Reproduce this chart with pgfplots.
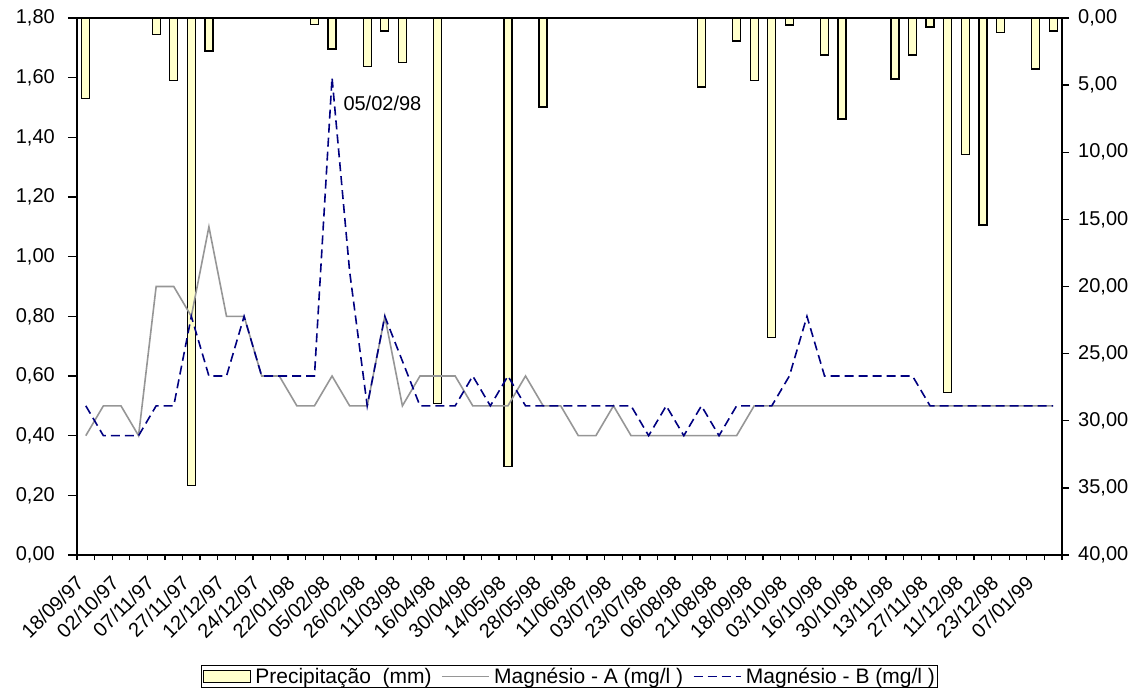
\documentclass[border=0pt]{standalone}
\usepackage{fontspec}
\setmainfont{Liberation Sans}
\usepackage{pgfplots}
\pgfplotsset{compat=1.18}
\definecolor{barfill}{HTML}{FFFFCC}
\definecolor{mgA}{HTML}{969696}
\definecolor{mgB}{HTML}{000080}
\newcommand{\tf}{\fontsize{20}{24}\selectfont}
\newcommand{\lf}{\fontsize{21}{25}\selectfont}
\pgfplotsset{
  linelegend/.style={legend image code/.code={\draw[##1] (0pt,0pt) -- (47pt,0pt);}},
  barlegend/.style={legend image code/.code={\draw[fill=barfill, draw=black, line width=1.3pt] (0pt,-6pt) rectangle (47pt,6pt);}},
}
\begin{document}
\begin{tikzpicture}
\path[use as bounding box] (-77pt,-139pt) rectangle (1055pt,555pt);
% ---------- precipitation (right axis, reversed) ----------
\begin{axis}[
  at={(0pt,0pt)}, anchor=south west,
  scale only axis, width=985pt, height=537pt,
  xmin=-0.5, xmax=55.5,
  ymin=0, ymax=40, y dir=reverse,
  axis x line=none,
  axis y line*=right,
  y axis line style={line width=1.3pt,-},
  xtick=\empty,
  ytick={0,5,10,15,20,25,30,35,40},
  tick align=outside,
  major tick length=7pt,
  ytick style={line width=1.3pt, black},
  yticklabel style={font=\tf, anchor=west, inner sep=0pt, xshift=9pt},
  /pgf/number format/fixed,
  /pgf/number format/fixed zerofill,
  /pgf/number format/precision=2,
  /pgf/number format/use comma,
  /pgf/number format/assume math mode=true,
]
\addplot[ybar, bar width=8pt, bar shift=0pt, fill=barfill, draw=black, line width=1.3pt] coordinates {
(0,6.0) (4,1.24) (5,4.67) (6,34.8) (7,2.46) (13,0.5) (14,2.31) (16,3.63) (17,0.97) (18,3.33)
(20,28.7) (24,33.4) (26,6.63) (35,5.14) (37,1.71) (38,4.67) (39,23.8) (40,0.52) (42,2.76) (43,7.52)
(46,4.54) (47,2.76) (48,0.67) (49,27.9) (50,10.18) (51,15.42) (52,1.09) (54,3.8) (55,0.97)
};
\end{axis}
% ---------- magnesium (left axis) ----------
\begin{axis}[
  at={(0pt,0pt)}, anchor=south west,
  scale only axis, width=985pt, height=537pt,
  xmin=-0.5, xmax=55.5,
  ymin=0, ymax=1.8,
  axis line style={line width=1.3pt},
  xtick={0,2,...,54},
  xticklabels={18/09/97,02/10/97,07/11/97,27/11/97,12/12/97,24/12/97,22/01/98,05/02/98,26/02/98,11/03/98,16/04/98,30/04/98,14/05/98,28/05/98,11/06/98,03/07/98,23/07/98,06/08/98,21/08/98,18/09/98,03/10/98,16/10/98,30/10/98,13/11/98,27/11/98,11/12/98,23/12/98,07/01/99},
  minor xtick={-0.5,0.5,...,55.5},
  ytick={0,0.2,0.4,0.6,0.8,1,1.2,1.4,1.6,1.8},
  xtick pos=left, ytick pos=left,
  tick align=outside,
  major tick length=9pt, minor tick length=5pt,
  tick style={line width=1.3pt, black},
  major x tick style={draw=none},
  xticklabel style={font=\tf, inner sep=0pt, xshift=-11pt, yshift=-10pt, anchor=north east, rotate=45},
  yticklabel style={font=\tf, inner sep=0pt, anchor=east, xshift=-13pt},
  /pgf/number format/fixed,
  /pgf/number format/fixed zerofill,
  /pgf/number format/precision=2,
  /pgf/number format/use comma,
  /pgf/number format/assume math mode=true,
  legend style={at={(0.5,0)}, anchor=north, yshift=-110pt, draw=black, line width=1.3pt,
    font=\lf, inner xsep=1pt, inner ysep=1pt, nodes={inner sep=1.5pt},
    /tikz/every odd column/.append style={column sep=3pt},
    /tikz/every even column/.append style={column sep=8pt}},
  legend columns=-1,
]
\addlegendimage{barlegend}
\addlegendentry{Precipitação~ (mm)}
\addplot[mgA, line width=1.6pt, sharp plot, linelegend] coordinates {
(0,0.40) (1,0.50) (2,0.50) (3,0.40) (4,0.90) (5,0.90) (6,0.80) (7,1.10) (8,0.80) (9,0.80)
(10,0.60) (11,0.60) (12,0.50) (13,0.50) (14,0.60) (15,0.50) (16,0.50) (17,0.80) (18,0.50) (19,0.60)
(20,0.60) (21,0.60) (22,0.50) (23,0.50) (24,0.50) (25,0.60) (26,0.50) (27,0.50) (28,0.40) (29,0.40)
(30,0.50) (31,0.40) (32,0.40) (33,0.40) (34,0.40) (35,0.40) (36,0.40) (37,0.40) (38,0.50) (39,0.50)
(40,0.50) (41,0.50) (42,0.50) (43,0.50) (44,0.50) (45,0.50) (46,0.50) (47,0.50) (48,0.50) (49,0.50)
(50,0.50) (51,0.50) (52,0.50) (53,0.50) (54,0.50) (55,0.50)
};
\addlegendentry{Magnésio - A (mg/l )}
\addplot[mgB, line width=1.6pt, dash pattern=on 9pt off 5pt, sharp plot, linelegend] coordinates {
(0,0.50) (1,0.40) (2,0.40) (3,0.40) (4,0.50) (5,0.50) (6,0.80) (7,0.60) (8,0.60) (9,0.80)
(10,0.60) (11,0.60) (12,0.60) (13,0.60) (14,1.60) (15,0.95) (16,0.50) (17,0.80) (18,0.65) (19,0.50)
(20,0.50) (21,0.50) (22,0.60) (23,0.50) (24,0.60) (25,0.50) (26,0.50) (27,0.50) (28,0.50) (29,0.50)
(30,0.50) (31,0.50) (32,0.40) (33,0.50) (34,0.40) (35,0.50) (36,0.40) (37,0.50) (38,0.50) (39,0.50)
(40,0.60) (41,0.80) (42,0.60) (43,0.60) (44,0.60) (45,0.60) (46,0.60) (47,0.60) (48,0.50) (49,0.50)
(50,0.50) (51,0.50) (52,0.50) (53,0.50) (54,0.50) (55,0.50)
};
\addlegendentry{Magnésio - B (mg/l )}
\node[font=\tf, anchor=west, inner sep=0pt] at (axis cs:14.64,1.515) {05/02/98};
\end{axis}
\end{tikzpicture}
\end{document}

WHAT IS BEING ASKED —
Write out the material above once more, exactly as it reads, with no pictures.

EXERCISE RESULT —
Reproduce this chart with pgfplots.
\documentclass[border=0pt]{standalone}
\usepackage{fontspec}
\setmainfont{Liberation Sans}
\usepackage{pgfplots}
\pgfplotsset{compat=1.18}
\definecolor{barfill}{HTML}{FFFFCC}
\definecolor{mgA}{HTML}{969696}
\definecolor{mgB}{HTML}{000080}
\newcommand{\tf}{\fontsize{20}{24}\selectfont}
\newcommand{\lf}{\fontsize{21}{25}\selectfont}
\pgfplotsset{
  linelegend/.style={legend image code/.code={\draw[##1] (0pt,0pt) -- (47pt,0pt);}},
  barlegend/.style={legend image code/.code={\draw[fill=barfill, draw=black, line width=1.3pt] (0pt,-6pt) rectangle (47pt,6pt);}},
}
\begin{document}
\begin{tikzpicture}
\path[use as bounding box] (-77pt,-139pt) rectangle (1055pt,555pt);
% ---------- precipitation (right axis, reversed) ----------
\begin{axis}[
  at={(0pt,0pt)}, anchor=south west,
  scale only axis, width=985pt, height=537pt,
  xmin=-0.5, xmax=55.5,
  ymin=0, ymax=40, y dir=reverse,
  axis x line=none,
  axis y line*=right,
  y axis line style={line width=1.3pt,-},
  xtick=\empty,
  ytick={0,5,10,15,20,25,30,35,40},
  tick align=outside,
  major tick length=7pt,
  ytick style={line width=1.3pt, black},
  yticklabel style={font=\tf, anchor=west, inner sep=0pt, xshift=9pt},
  /pgf/number format/fixed,
  /pgf/number format/fixed zerofill,
  /pgf/number format/precision=2,
  /pgf/number format/use comma,
  /pgf/number format/assume math mode=true,
]
\addplot[ybar, bar width=8pt, bar shift=0pt, fill=barfill, draw=black, line width=1.3pt] coordinates {
(0,6.0) (4,1.24) (5,4.67) (6,34.8) (7,2.46) (13,0.5) (14,2.31) (16,3.63) (17,0.97) (18,3.33)
(20,28.7) (24,33.4) (26,6.63) (35,5.14) (37,1.71) (38,4.67) (39,23.8) (40,0.52) (42,2.76) (43,7.52)
(46,4.54) (47,2.76) (48,0.67) (49,27.9) (50,10.18) (51,15.42) (52,1.09) (54,3.8) (55,0.97)
};
\end{axis}
% ---------- magnesium (left axis) ----------
\begin{axis}[
  at={(0pt,0pt)}, anchor=south west,
  scale only axis, width=985pt, height=537pt,
  xmin=-0.5, xmax=55.5,
  ymin=0, ymax=1.8,
  axis line style={line width=1.3pt},
  xtick={0,2,...,54},
  xticklabels={18/09/97,02/10/97,07/11/97,27/11/97,12/12/97,24/12/97,22/01/98,05/02/98,26/02/98,11/03/98,16/04/98,30/04/98,14/05/98,28/05/98,11/06/98,03/07/98,23/07/98,06/08/98,21/08/98,18/09/98,03/10/98,16/10/98,30/10/98,13/11/98,27/11/98,11/12/98,23/12/98,07/01/99},
  minor xtick={-0.5,0.5,...,55.5},
  ytick={0,0.2,0.4,0.6,0.8,1,1.2,1.4,1.6,1.8},
  xtick pos=left, ytick pos=left,
  tick align=outside,
  major tick length=9pt, minor tick length=5pt,
  tick style={line width=1.3pt, black},
  major x tick style={draw=none},
  xticklabel style={font=\tf, inner sep=0pt, xshift=-11pt, yshift=-10pt, anchor=north east, rotate=45},
  yticklabel style={font=\tf, inner sep=0pt, anchor=east, xshift=-13pt},
  /pgf/number format/fixed,
  /pgf/number format/fixed zerofill,
  /pgf/number format/precision=2,
  /pgf/number format/use comma,
  /pgf/number format/assume math mode=true,
  legend style={at={(0.5,0)}, anchor=north, yshift=-110pt, draw=black, line width=1.3pt,
    font=\lf, inner xsep=1pt, inner ysep=1pt, nodes={inner sep=1.5pt},
    /tikz/every odd column/.append style={column sep=3pt},
    /tikz/every even column/.append style={column sep=8pt}},
  legend columns=-1,
]
\addlegendimage{barlegend}
\addlegendentry{Precipitação~ (mm)}
\addplot[mgA, line width=1.6pt, sharp plot, linelegend] coordinates {
(0,0.40) (1,0.50) (2,0.50) (3,0.40) (4,0.90) (5,0.90) (6,0.80) (7,1.10) (8,0.80) (9,0.80)
(10,0.60) (11,0.60) (12,0.50) (13,0.50) (14,0.60) (15,0.50) (16,0.50) (17,0.80) (18,0.50) (19,0.60)
(20,0.60) (21,0.60) (22,0.50) (23,0.50) (24,0.50) (25,0.60) (26,0.50) (27,0.50) (28,0.40) (29,0.40)
(30,0.50) (31,0.40) (32,0.40) (33,0.40) (34,0.40) (35,0.40) (36,0.40) (37,0.40) (38,0.50) (39,0.50)
(40,0.50) (41,0.50) (42,0.50) (43,0.50) (44,0.50) (45,0.50) (46,0.50) (47,0.50) (48,0.50) (49,0.50)
(50,0.50) (51,0.50) (52,0.50) (53,0.50) (54,0.50) (55,0.50)
};
\addlegendentry{Magnésio - A (mg/l )}
\addplot[mgB, line width=1.6pt, dash pattern=on 9pt off 5pt, sharp plot, linelegend] coordinates {
(0,0.50) (1,0.40) (2,0.40) (3,0.40) (4,0.50) (5,0.50) (6,0.80) (7,0.60) (8,0.60) (9,0.80)
(10,0.60) (11,0.60) (12,0.60) (13,0.60) (14,1.60) (15,0.95) (16,0.50) (17,0.80) (18,0.65) (19,0.50)
(20,0.50) (21,0.50) (22,0.60) (23,0.50) (24,0.60) (25,0.50) (26,0.50) (27,0.50) (28,0.50) (29,0.50)
(30,0.50) (31,0.50) (32,0.40) (33,0.50) (34,0.40) (35,0.50) (36,0.40) (37,0.50) (38,0.50) (39,0.50)
(40,0.60) (41,0.80) (42,0.60) (43,0.60) (44,0.60) (45,0.60) (46,0.60) (47,0.60) (48,0.50) (49,0.50)
(50,0.50) (51,0.50) (52,0.50) (53,0.50) (54,0.50) (55,0.50)
};
\addlegendentry{Magnésio - B (mg/l )}
\node[font=\tf, anchor=west, inner sep=0pt] at (axis cs:14.64,1.515) {05/02/98};
\end{axis}
\end{tikzpicture}
\end{document}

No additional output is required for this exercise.